Given material:
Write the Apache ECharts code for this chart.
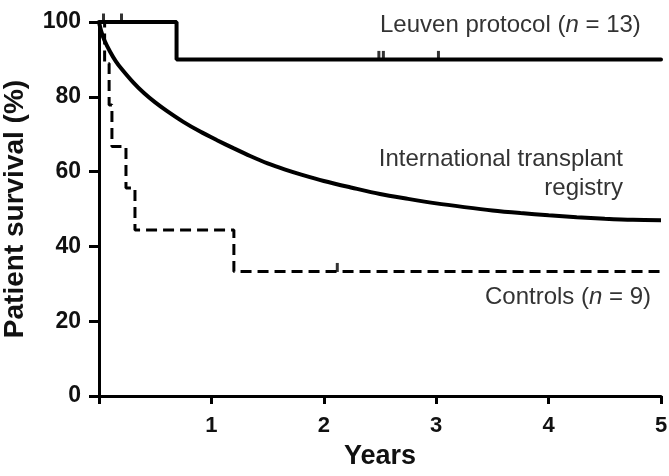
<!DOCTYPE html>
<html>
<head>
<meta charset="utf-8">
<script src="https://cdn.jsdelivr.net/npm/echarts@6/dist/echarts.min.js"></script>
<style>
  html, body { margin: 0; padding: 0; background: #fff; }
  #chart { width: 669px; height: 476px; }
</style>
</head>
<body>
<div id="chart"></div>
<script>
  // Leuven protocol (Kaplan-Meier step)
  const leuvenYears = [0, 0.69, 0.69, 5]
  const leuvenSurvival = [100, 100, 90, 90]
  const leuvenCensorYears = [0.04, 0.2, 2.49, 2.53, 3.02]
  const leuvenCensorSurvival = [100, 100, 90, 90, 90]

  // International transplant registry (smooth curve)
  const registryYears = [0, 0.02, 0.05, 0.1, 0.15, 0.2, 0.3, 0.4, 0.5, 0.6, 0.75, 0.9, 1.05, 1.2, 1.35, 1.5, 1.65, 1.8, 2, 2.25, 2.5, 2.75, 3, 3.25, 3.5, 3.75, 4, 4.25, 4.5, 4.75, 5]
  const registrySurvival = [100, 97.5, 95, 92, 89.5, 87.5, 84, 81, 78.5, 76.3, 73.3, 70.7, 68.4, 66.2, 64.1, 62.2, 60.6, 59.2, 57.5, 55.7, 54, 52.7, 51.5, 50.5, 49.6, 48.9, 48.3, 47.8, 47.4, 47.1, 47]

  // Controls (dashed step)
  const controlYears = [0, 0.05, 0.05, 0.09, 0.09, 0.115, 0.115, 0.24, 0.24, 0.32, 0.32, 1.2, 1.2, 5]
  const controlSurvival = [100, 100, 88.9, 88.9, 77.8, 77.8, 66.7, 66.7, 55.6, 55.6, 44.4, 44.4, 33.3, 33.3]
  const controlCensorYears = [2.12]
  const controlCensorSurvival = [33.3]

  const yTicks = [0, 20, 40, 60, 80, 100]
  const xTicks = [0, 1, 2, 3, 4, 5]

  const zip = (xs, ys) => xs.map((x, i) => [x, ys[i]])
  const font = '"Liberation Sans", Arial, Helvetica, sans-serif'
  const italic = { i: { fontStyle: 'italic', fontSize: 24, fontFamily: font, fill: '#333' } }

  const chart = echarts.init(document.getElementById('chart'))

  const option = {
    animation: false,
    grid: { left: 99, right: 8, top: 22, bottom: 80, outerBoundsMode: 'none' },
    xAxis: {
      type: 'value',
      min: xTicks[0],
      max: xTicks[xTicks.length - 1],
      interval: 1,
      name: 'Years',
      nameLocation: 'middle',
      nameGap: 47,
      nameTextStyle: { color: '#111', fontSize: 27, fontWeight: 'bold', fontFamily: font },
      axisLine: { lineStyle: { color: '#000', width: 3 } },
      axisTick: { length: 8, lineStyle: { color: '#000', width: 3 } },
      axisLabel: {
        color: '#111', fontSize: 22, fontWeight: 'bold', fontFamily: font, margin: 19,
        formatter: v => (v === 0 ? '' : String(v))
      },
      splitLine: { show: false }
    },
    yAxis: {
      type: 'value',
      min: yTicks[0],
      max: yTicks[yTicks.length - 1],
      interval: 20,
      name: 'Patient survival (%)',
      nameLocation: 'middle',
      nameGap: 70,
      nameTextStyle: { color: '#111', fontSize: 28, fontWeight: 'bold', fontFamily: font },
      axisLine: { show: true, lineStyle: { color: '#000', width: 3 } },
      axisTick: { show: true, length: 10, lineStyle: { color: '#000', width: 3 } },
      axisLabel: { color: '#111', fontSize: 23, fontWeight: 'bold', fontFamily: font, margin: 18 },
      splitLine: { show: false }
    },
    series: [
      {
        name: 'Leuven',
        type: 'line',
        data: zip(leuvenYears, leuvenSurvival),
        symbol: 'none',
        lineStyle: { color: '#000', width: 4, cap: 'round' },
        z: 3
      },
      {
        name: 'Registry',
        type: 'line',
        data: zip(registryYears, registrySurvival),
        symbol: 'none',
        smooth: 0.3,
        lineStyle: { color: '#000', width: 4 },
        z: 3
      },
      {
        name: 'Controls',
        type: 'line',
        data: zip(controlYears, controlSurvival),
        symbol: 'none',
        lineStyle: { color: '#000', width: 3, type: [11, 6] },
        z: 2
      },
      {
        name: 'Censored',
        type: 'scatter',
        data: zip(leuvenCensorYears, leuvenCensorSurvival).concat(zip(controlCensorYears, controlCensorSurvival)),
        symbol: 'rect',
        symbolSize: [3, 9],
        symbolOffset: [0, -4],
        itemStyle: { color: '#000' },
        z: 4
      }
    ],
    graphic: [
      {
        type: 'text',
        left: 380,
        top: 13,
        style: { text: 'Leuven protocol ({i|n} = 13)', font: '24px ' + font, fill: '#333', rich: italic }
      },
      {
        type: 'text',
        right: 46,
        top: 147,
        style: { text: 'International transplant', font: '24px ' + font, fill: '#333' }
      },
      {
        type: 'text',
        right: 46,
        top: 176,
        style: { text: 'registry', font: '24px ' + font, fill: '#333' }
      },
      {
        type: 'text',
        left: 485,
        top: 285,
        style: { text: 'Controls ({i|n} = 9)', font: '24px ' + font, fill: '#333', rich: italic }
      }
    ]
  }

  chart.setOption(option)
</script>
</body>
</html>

Required task:
Make an exact copy of all the material, but keep the pictures out of it.

Response to the task:
Write the Apache ECharts code for this chart.
<!DOCTYPE html>
<html>
<head>
<meta charset="utf-8">
<script src="https://cdn.jsdelivr.net/npm/echarts@6/dist/echarts.min.js"></script>
<style>
  html, body { margin: 0; padding: 0; background: #fff; }
  #chart { width: 669px; height: 476px; }
</style>
</head>
<body>
<div id="chart"></div>
<script>
  // Leuven protocol (Kaplan-Meier step)
  const leuvenYears = [0, 0.69, 0.69, 5]
  const leuvenSurvival = [100, 100, 90, 90]
  const leuvenCensorYears = [0.04, 0.2, 2.49, 2.53, 3.02]
  const leuvenCensorSurvival = [100, 100, 90, 90, 90]

  // International transplant registry (smooth curve)
  const registryYears = [0, 0.02, 0.05, 0.1, 0.15, 0.2, 0.3, 0.4, 0.5, 0.6, 0.75, 0.9, 1.05, 1.2, 1.35, 1.5, 1.65, 1.8, 2, 2.25, 2.5, 2.75, 3, 3.25, 3.5, 3.75, 4, 4.25, 4.5, 4.75, 5]
  const registrySurvival = [100, 97.5, 95, 92, 89.5, 87.5, 84, 81, 78.5, 76.3, 73.3, 70.7, 68.4, 66.2, 64.1, 62.2, 60.6, 59.2, 57.5, 55.7, 54, 52.7, 51.5, 50.5, 49.6, 48.9, 48.3, 47.8, 47.4, 47.1, 47]

  // Controls (dashed step)
  const controlYears = [0, 0.05, 0.05, 0.09, 0.09, 0.115, 0.115, 0.24, 0.24, 0.32, 0.32, 1.2, 1.2, 5]
  const controlSurvival = [100, 100, 88.9, 88.9, 77.8, 77.8, 66.7, 66.7, 55.6, 55.6, 44.4, 44.4, 33.3, 33.3]
  const controlCensorYears = [2.12]
  const controlCensorSurvival = [33.3]

  const yTicks = [0, 20, 40, 60, 80, 100]
  const xTicks = [0, 1, 2, 3, 4, 5]

  const zip = (xs, ys) => xs.map((x, i) => [x, ys[i]])
  const font = '"Liberation Sans", Arial, Helvetica, sans-serif'
  const italic = { i: { fontStyle: 'italic', fontSize: 24, fontFamily: font, fill: '#333' } }

  const chart = echarts.init(document.getElementById('chart'))

  const option = {
    animation: false,
    grid: { left: 99, right: 8, top: 22, bottom: 80, outerBoundsMode: 'none' },
    xAxis: {
      type: 'value',
      min: xTicks[0],
      max: xTicks[xTicks.length - 1],
      interval: 1,
      name: 'Years',
      nameLocation: 'middle',
      nameGap: 47,
      nameTextStyle: { color: '#111', fontSize: 27, fontWeight: 'bold', fontFamily: font },
      axisLine: { lineStyle: { color: '#000', width: 3 } },
      axisTick: { length: 8, lineStyle: { color: '#000', width: 3 } },
      axisLabel: {
        color: '#111', fontSize: 22, fontWeight: 'bold', fontFamily: font, margin: 19,
        formatter: v => (v === 0 ? '' : String(v))
      },
      splitLine: { show: false }
    },
    yAxis: {
      type: 'value',
      min: yTicks[0],
      max: yTicks[yTicks.length - 1],
      interval: 20,
      name: 'Patient survival (%)',
      nameLocation: 'middle',
      nameGap: 70,
      nameTextStyle: { color: '#111', fontSize: 28, fontWeight: 'bold', fontFamily: font },
      axisLine: { show: true, lineStyle: { color: '#000', width: 3 } },
      axisTick: { show: true, length: 10, lineStyle: { color: '#000', width: 3 } },
      axisLabel: { color: '#111', fontSize: 23, fontWeight: 'bold', fontFamily: font, margin: 18 },
      splitLine: { show: false }
    },
    series: [
      {
        name: 'Leuven',
        type: 'line',
        data: zip(leuvenYears, leuvenSurvival),
        symbol: 'none',
        lineStyle: { color: '#000', width: 4, cap: 'round' },
        z: 3
      },
      {
        name: 'Registry',
        type: 'line',
        data: zip(registryYears, registrySurvival),
        symbol: 'none',
        smooth: 0.3,
        lineStyle: { color: '#000', width: 4 },
        z: 3
      },
      {
        name: 'Controls',
        type: 'line',
        data: zip(controlYears, controlSurvival),
        symbol: 'none',
        lineStyle: { color: '#000', width: 3, type: [11, 6] },
        z: 2
      },
      {
        name: 'Censored',
        type: 'scatter',
        data: zip(leuvenCensorYears, leuvenCensorSurvival).concat(zip(controlCensorYears, controlCensorSurvival)),
        symbol: 'rect',
        symbolSize: [3, 9],
        symbolOffset: [0, -4],
        itemStyle: { color: '#000' },
        z: 4
      }
    ],
    graphic: [
      {
        type: 'text',
        left: 380,
        top: 13,
        style: { text: 'Leuven protocol ({i|n} = 13)', font: '24px ' + font, fill: '#333', rich: italic }
      },
      {
        type: 'text',
        right: 46,
        top: 147,
        style: { text: 'International transplant', font: '24px ' + font, fill: '#333' }
      },
      {
        type: 'text',
        right: 46,
        top: 176,
        style: { text: 'registry', font: '24px ' + font, fill: '#333' }
      },
      {
        type: 'text',
        left: 485,
        top: 285,
        style: { text: 'Controls ({i|n} = 9)', font: '24px ' + font, fill: '#333', rich: italic }
      }
    ]
  }

  chart.setOption(option)
</script>
</body>
</html>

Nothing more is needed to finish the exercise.